Your objective: Provide only the number of lines in the data below that contain the word "this".

Data:

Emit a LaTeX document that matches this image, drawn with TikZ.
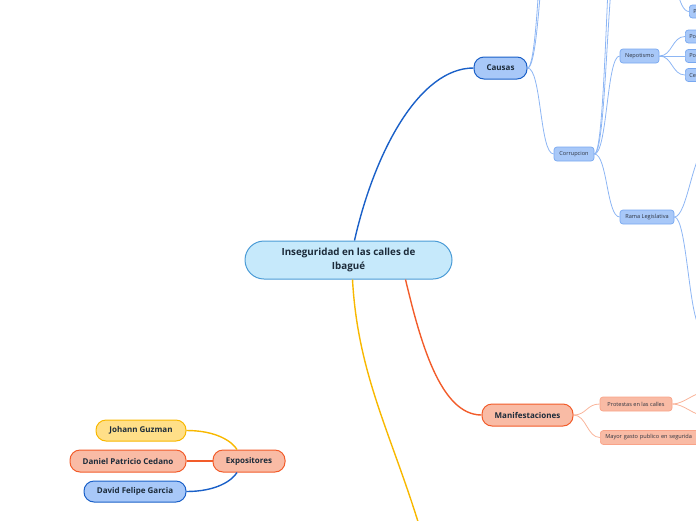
\documentclass[tikz,border=0pt]{standalone}
\usepackage{fontspec}
\setmainfont{Open Sans}
\usepackage{xcolor}
\usetikzlibrary{positioning,calc}
\definecolor{textdark}{HTML}{1C2B3A}
\definecolor{textgrey}{HTML}{2E3440}
\definecolor{centerfill}{HTML}{C6E9FB}
\definecolor{centerline}{HTML}{4A9BD6}
\definecolor{bluefill}{HTML}{A8C8F8}
\definecolor{blueline}{HTML}{1A60C8}
\definecolor{lightblueline}{HTML}{78A8F0}
\definecolor{lightblueedge}{HTML}{8DB6F4}
\definecolor{salmonfill}{HTML}{F9BBA5}
\definecolor{redline}{HTML}{F25C2A}
\definecolor{salmonline}{HTML}{F9A388}
\definecolor{salmonedge}{HTML}{F9B49A}
\definecolor{yellowfill}{HTML}{FFDF88}
\definecolor{yellowline}{HTML}{F8B800}

\begin{document}
\begin{tikzpicture}[x=1pt,y=-1pt,
    topic/.style={draw, rounded corners=10pt, line width=1pt, inner sep=0pt,
        minimum height=22pt, font=\fontsize{8}{9}\selectfont\bfseries, text=textdark},
    leaf/.style={draw, rounded corners=3pt, line width=0.7pt, inner sep=0pt,
        minimum height=14pt, font=\fontsize{5.6}{6}\selectfont, text=textgrey},
    leafcut/.style={leaf, text width=30pt, align=left, inner xsep=4pt, anchor=west},
    mainedge/.style={line width=1.4pt},
    subedge/.style={line width=0.8pt}]
    \useasboundingbox (0,0) rectangle (696,520);
    \clip (0,0) rectangle (696,520);

    % central topic
    \node[draw=centerline, fill=centerfill, line width=1pt, rounded corners=19pt,
        minimum width=207pt, minimum height=38pt, align=center, text=textdark,
        font=\fontsize{9.8}{14.5}\selectfont\bfseries] (ins) at (348.5,260)
        {Inseguridad en las calles de\\Ibagué};

    % Causas branch
    \node[topic, draw=blueline, fill=bluefill, minimum width=53pt] (causas) at (500.5,68) {Causas};
    \node[leaf, draw=lightblueline, fill=bluefill, minimum width=40pt] (corrup) at (574,154) {Corrupcion};
    \node[leaf, draw=lightblueline, fill=bluefill, minimum width=39pt] (nepot) at (639.5,56) {Nepotismo};
    \node[leaf, draw=lightblueline, fill=bluefill, minimum width=54pt] (rama) at (647,217) {Rama Legislativa};
    \node[leafcut, draw=lightblueline, fill=bluefill, minimum height=13pt] (pa) at (689,11.5) {P};
    \node[leafcut, draw=lightblueline, fill=bluefill, minimum height=13pt] (pb) at (685,36.5) {Po};
    \node[leafcut, draw=lightblueline, fill=bluefill, minimum height=13pt] (pc) at (685,56) {Po};
    \node[leafcut, draw=lightblueline, fill=bluefill, minimum height=13pt] (pd) at (685,75) {Ce};
    \coordinate (causasup1) at (556,-120);
    \coordinate (causasup2) at (556,-200);
    \coordinate (corrupup1) at (620,-60);
    \coordinate (corrupup2) at (620,-140);
    \coordinate (paparent) at (665,-30);
    \coordinate (ramaup) at (706,150);
    \coordinate (ramadown) at (702,328);

    % Manifestaciones branch
    \node[topic, draw=redline, fill=salmonfill, minimum width=91pt] (manif) at (527.5,415) {Manifestaciones};
    \node[leaf, draw=salmonline, fill=salmonfill, minimum width=72pt] (prot) at (636,404) {Protestas en las calles};
    \node[leaf, draw=salmonline, fill=salmonfill, text width=130pt, align=left, inner xsep=5pt,
        anchor=west] (gasto) at (600,437.5) {Mayor gasto publico en segurida};
    \coordinate (protup) at (706,392);
    \coordinate (protdown) at (706,416);

    % third branch, below the frame
    \coordinate (yellowsub) at (425,545);

    % Expositores
    \node[topic, draw=redline, fill=salmonfill, minimum width=72pt] (expo) at (249,461) {Expositores};
    \node[topic, draw=yellowline, fill=yellowfill, minimum width=90pt, minimum height=21pt] (johann) at (141,430.5) {Johann Guzman};
    \node[topic, draw=redline, fill=salmonfill, minimum width=116pt] (daniel) at (128,461) {Daniel Patricio Cedano};
    \node[topic, draw=blueline, fill=bluefill, minimum width=102pt, minimum height=21pt] (david) at (135,491.5) {David Felipe Garcia};

    % main connectors
    \draw[mainedge, blueline] ([xshift=6pt]ins.north) .. controls (375,150) and (420,68) .. (causas.west);
    \draw[mainedge, redline] ([xshift=57pt]ins.south) .. controls (420,340) and (440,415) .. (manif.west);
    \draw[mainedge, yellowline] ([xshift=4pt]ins.south) .. controls (358,380) and (395,440) .. (yellowsub);

    % Causas connectors
    \draw[subedge, lightblueedge] (causas.east) .. controls +(14,0) and +(-14,0) .. (causasup1);
    \draw[subedge, lightblueedge] (causas.east) .. controls +(14,0) and +(-14,0) .. (causasup2);
    \draw[subedge, lightblueedge] (causas.east) .. controls +(14,0) and +(-14,0) .. (corrup.west);
    \draw[subedge, lightblueedge] (corrup.east) .. controls +(13,0) and +(-13,0) .. (corrupup1);
    \draw[subedge, lightblueedge] (corrup.east) .. controls +(13,0) and +(-13,0) .. (corrupup2);
    \draw[subedge, lightblueedge] (corrup.east) .. controls +(13,0) and +(-13,0) .. (nepot.west);
    \draw[subedge, lightblueedge] (corrup.east) .. controls +(13,0) and +(-13,0) .. (rama.west);
    \draw[subedge, lightblueedge] (paparent) .. controls +(12,0) and +(-12,0) .. (pa.west);
    \foreach \p in {pb,pc,pd}
        \draw[subedge, lightblueedge] (nepot.east) .. controls +(13,0) and +(-13,0) .. (\p.west);
    \draw[subedge, lightblueedge] (rama.east) .. controls +(13,0) and +(-13,0) .. (ramaup);
    \draw[subedge, lightblueedge] (rama.east) .. controls +(13,0) and +(-13,0) .. (ramadown);

    % Manifestaciones connectors
    \draw[subedge, salmonedge] (manif.east) .. controls +(13,0) and +(-13,0) .. (prot.west);
    \draw[subedge, salmonedge] (manif.east) .. controls +(13,0) and +(-13,0) .. (gasto.west);
    \draw[subedge, salmonedge] (prot.east) .. controls +(12,0) and +(-12,0) .. (protup);
    \draw[subedge, salmonedge] (prot.east) .. controls +(12,0) and +(-12,0) .. (protdown);

    % Expositores connectors
    \draw[mainedge, yellowline] (johann.east) .. controls +(30,0) and +(-5,-8) .. ([xshift=-12pt]expo.north);
    \draw[mainedge, redline] (daniel.east) -- (expo.west);
    \draw[mainedge, blueline] (david.east) .. controls +(30,0) and +(-5,8) .. ([xshift=-12pt]expo.south);
\end{tikzpicture}
\end{document}
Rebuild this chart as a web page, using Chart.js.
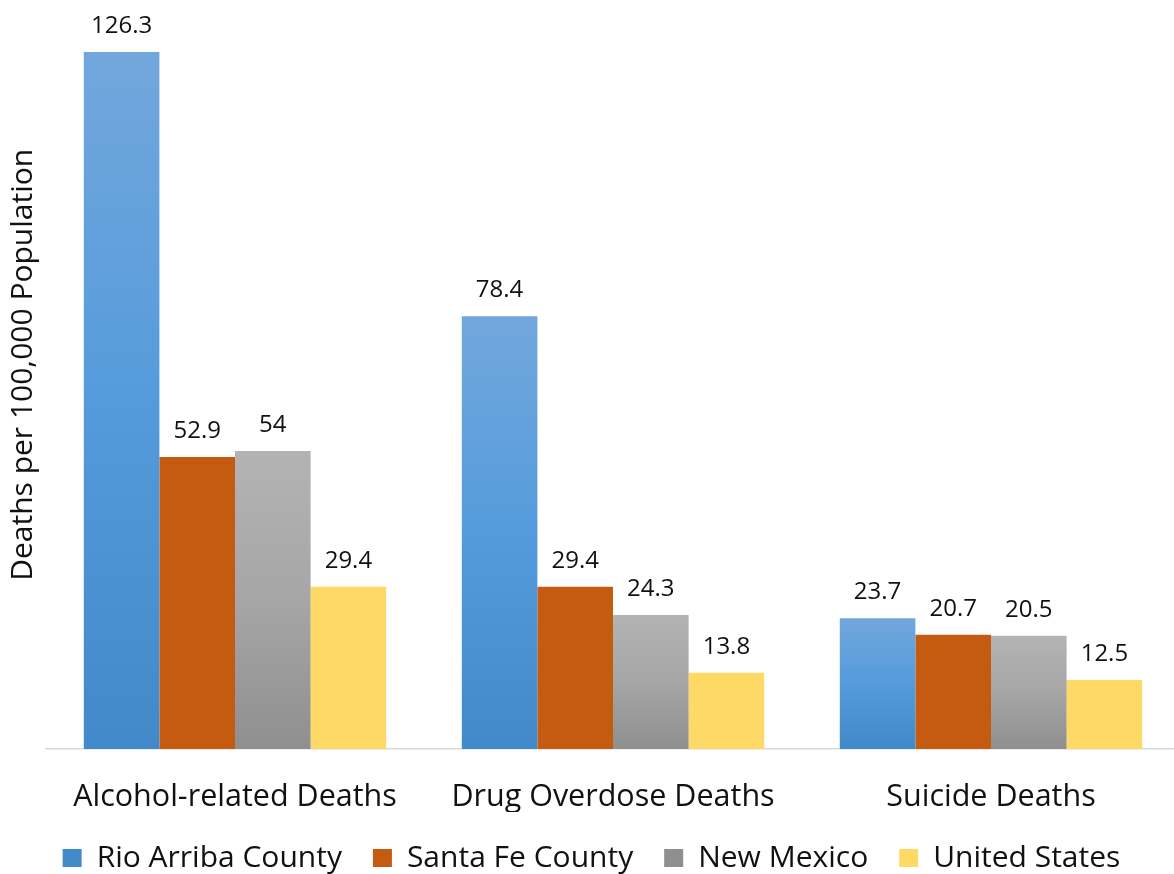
<!DOCTYPE html>
<html>
<head>
<meta charset="utf-8">
<script src="https://cdn.jsdelivr.net/npm/chart.js@4/dist/chart.umd.min.js"></script>
<style>
    html, body { margin: 0; padding: 0; background: #fff; overflow: hidden; }
    #wrap { width: 1180px; height: 883px; position: relative; }
</style>
</head>
<body>
<div id="wrap"><canvas id="deaths-chart"></canvas></div>
<script>
const categories = ['Alcohol-related Deaths', 'Drug Overdose Deaths', 'Suicide Deaths'];
const seriesNames = ['Rio Arriba County', 'Santa Fe County', 'New Mexico', 'United States'];
const rioArriba = [126.3, 78.4, 23.7];
const santaFe = [52.9, 29.4, 20.7];
const newMexico = [54, 24.3, 20.5];
const unitedStates = [29.4, 13.8, 12.5];
const yTitle = 'Deaths per 100,000 Population';

const FONT = '"Open Sans", sans-serif';
const TEXT = '#111111';

// gradient stops for the shaded series, top -> bottom of each bar
const blueStops = ['#72a7dc', '#559bdc', '#4189c9'];
const grayStops = ['#b3b3b3', '#a6a6a6', '#8f8f8f'];

function barGradient(stops, flat) {
    return (ctx) => {
        const chart = ctx.chart;
        const y = chart.scales.y;
        if (!chart.chartArea || !y || ctx.raw === undefined) return flat;
        const top = y.getPixelForValue(ctx.raw);
        const bottom = y.getPixelForValue(0);
        const g = chart.ctx.createLinearGradient(0, top, 0, bottom);
        g.addColorStop(0, stops[0]);
        g.addColorStop(0.5, stops[1]);
        g.addColorStop(1, stops[2]);
        return g;
    };
}

const valueLabels = {
    id: 'valueLabels',
    afterDatasetsDraw(chart) {
        const ctx = chart.ctx;
        ctx.save();
        ctx.font = '24px ' + FONT;
        ctx.fillStyle = TEXT;
        ctx.textAlign = 'center';
        ctx.textBaseline = 'alphabetic';
        chart.data.datasets.forEach((ds, i) => {
            const meta = chart.getDatasetMeta(i);
            meta.data.forEach((bar, j) => {
                ctx.fillText(String(ds.data[j]), bar.x, bar.y - 19);
            });
        });
        ctx.restore();
    },
};

const graph = document.getElementById('deaths-chart');
const config = {
    type: 'bar',
    data: {
        labels: categories,
        datasets: [
            { label: seriesNames[0], data: rioArriba, backgroundColor: barGradient(blueStops, '#5b9bd5') },
            { label: seriesNames[1], data: santaFe, backgroundColor: '#c55a11' },
            { label: seriesNames[2], data: newMexico, backgroundColor: barGradient(grayStops, '#a5a5a5') },
            { label: seriesNames[3], data: unitedStates, backgroundColor: '#ffd966' },
        ],
    },
    options: {
        responsive: true,
        maintainAspectRatio: false,
        animation: false,
        layout: { padding: { top: 4, left: 3, right: 0, bottom: 0 } },
        datasets: {
            bar: { categoryPercentage: 0.8, barPercentage: 1.0, borderWidth: 0 },
        },
        scales: {
            x: {
                grid: { display: false, drawTicks: false },
                border: { display: true, color: '#d9d9d9', width: 1.5 },
                ticks: { font: { family: FONT, size: 30.5, lineHeight: 1.2 }, color: TEXT, padding: 30 },
                afterFit: (scale) => {
                    scale.height = 63;
                },
            },
            y: {
                min: 0,
                max: 135,
                grid: { display: false, drawTicks: false },
                border: { display: false },
                ticks: { display: false },
                title: {
                    display: true,
                    text: '   ' + yTitle,
                    font: { family: FONT, size: 30, lineHeight: 1.2 },
                    color: TEXT,
                    padding: { top: 2, bottom: 5 },
                },
            },
        },
        plugins: {
            legend: {
                position: 'bottom',
                labels: {
                    font: { family: FONT, size: 30 },
                    color: TEXT,
                    boxWidth: 19,
                    boxHeight: 18,
                    padding: 31,
                },
            },
            tooltip: { enabled: false },
        },
    },
    plugins: [valueLabels],
};
new Chart(graph, config);
</script>
</body>
</html>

Exercise response: 2